Source material
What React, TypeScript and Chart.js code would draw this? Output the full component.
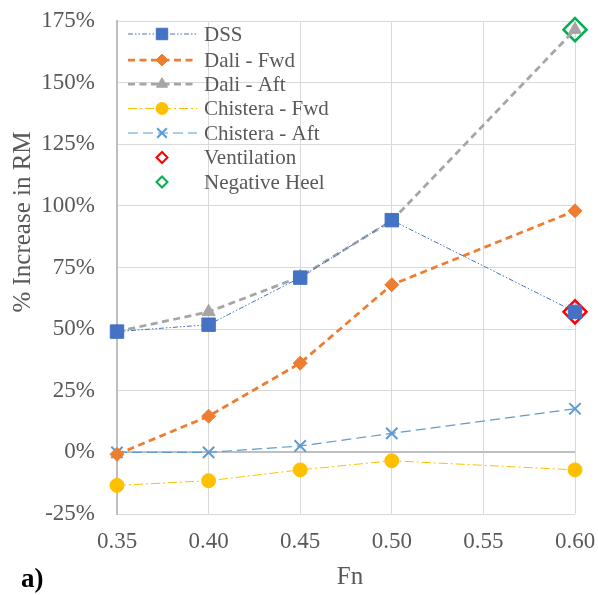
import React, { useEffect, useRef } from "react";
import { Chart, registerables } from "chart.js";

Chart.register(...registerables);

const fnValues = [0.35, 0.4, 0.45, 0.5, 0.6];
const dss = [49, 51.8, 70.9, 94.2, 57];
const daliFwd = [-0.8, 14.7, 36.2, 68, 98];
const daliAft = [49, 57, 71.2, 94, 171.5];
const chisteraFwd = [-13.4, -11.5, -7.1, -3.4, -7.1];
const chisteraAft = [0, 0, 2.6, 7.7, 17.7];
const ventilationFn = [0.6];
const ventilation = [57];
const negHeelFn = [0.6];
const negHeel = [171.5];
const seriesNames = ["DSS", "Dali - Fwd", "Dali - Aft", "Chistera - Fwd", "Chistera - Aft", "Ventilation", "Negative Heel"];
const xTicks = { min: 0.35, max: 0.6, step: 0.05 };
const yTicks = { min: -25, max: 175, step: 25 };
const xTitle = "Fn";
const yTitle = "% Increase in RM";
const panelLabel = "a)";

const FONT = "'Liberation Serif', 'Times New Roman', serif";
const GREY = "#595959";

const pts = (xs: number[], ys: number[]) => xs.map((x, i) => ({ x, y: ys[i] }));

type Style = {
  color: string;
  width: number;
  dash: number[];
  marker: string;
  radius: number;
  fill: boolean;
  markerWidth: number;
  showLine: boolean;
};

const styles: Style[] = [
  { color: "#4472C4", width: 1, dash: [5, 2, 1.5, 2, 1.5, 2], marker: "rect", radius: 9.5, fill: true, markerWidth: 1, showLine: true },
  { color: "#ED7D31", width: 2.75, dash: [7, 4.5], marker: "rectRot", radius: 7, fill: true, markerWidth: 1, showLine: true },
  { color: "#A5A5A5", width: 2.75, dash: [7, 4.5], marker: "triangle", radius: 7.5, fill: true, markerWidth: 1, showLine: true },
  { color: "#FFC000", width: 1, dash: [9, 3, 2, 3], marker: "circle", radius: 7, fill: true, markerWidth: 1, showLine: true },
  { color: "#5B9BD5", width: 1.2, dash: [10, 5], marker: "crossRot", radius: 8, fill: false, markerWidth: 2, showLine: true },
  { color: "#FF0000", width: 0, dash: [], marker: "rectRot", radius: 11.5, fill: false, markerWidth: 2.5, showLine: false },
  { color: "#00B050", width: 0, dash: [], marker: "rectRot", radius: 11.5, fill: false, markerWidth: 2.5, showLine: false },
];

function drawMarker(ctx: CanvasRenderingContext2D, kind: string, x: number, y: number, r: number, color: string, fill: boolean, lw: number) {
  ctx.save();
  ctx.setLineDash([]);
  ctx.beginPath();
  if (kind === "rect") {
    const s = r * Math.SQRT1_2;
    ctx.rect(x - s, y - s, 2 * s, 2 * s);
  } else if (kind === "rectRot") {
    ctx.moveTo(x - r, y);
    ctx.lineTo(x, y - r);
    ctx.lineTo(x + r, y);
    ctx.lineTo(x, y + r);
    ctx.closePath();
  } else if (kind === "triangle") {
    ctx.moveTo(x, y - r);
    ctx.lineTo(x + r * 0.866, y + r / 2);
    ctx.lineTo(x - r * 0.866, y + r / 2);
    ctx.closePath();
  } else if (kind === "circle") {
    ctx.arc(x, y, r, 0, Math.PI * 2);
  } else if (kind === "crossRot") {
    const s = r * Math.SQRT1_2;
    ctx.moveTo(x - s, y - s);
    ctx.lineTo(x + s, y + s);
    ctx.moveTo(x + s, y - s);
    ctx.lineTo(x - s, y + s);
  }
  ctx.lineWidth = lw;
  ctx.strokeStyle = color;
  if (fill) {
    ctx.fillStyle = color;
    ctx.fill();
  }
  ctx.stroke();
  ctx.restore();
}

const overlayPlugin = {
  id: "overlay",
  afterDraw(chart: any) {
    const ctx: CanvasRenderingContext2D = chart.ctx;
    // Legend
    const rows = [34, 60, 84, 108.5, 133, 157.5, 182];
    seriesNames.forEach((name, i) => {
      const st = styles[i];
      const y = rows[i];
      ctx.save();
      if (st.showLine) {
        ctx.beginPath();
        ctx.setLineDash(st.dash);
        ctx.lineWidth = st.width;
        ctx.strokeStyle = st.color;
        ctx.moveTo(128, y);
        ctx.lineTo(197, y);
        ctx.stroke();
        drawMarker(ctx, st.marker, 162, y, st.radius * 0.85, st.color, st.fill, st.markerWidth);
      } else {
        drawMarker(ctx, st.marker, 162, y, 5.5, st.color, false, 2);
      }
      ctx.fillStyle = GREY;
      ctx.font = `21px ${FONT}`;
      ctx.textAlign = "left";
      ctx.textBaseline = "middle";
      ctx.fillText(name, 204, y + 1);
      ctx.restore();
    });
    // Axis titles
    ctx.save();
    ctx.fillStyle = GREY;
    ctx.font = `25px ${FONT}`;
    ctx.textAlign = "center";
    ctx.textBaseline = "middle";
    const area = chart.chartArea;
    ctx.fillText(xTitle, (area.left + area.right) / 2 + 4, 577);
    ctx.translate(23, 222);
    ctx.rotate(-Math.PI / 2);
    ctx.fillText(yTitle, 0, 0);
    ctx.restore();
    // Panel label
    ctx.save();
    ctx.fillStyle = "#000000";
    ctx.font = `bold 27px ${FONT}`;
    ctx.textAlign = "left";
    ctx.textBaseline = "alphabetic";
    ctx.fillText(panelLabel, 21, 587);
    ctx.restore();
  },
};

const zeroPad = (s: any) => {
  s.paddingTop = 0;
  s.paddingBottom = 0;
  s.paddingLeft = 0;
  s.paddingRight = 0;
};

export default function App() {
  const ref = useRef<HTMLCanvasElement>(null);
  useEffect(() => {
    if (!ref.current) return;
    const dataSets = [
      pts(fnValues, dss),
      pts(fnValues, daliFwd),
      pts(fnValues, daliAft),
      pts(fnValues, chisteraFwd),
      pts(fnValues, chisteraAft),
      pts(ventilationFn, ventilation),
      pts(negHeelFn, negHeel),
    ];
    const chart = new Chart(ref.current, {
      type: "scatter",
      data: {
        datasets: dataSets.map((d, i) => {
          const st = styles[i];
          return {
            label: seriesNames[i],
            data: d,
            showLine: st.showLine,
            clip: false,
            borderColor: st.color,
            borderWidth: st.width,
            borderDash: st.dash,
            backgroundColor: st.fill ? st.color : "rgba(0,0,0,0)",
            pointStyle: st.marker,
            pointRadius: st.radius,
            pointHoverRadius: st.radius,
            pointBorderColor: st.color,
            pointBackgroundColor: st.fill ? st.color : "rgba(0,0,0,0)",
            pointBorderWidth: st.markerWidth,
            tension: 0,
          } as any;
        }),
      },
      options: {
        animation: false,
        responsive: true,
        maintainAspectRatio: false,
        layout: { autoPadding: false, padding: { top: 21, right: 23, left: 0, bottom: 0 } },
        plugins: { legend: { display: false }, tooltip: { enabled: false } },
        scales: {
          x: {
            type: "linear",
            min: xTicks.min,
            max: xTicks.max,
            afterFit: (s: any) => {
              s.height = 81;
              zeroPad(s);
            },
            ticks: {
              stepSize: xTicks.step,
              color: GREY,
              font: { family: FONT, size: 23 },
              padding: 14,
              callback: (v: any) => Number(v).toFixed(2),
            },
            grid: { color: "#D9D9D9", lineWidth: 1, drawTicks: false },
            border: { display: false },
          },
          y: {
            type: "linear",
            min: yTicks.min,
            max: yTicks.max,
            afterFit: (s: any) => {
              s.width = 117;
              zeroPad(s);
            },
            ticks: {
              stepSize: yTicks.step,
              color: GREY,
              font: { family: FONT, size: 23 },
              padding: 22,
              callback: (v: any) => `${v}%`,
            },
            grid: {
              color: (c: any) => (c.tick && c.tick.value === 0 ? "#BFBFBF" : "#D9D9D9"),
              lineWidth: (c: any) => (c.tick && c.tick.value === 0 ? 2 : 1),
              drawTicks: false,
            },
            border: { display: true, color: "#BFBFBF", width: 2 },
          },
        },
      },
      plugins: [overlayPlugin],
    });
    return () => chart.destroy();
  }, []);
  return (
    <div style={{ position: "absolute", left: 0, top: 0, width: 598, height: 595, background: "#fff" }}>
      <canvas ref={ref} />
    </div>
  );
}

Directions
From the top of the listing above, repeat each line exactly until you reach the line containing "const pts = (xs: number[], ys: number[])", and repeat that one too. Leave the pictures out.

Correct output
What React, TypeScript and Chart.js code would draw this? Output the full component.
import React, { useEffect, useRef } from "react";
import { Chart, registerables } from "chart.js";

Chart.register(...registerables);

const fnValues = [0.35, 0.4, 0.45, 0.5, 0.6];
const dss = [49, 51.8, 70.9, 94.2, 57];
const daliFwd = [-0.8, 14.7, 36.2, 68, 98];
const daliAft = [49, 57, 71.2, 94, 171.5];
const chisteraFwd = [-13.4, -11.5, -7.1, -3.4, -7.1];
const chisteraAft = [0, 0, 2.6, 7.7, 17.7];
const ventilationFn = [0.6];
const ventilation = [57];
const negHeelFn = [0.6];
const negHeel = [171.5];
const seriesNames = ["DSS", "Dali - Fwd", "Dali - Aft", "Chistera - Fwd", "Chistera - Aft", "Ventilation", "Negative Heel"];
const xTicks = { min: 0.35, max: 0.6, step: 0.05 };
const yTicks = { min: -25, max: 175, step: 25 };
const xTitle = "Fn";
const yTitle = "% Increase in RM";
const panelLabel = "a)";

const FONT = "'Liberation Serif', 'Times New Roman', serif";
const GREY = "#595959";

const pts = (xs: number[], ys: number[]) => xs.map((x, i) => ({ x, y: ys[i] }));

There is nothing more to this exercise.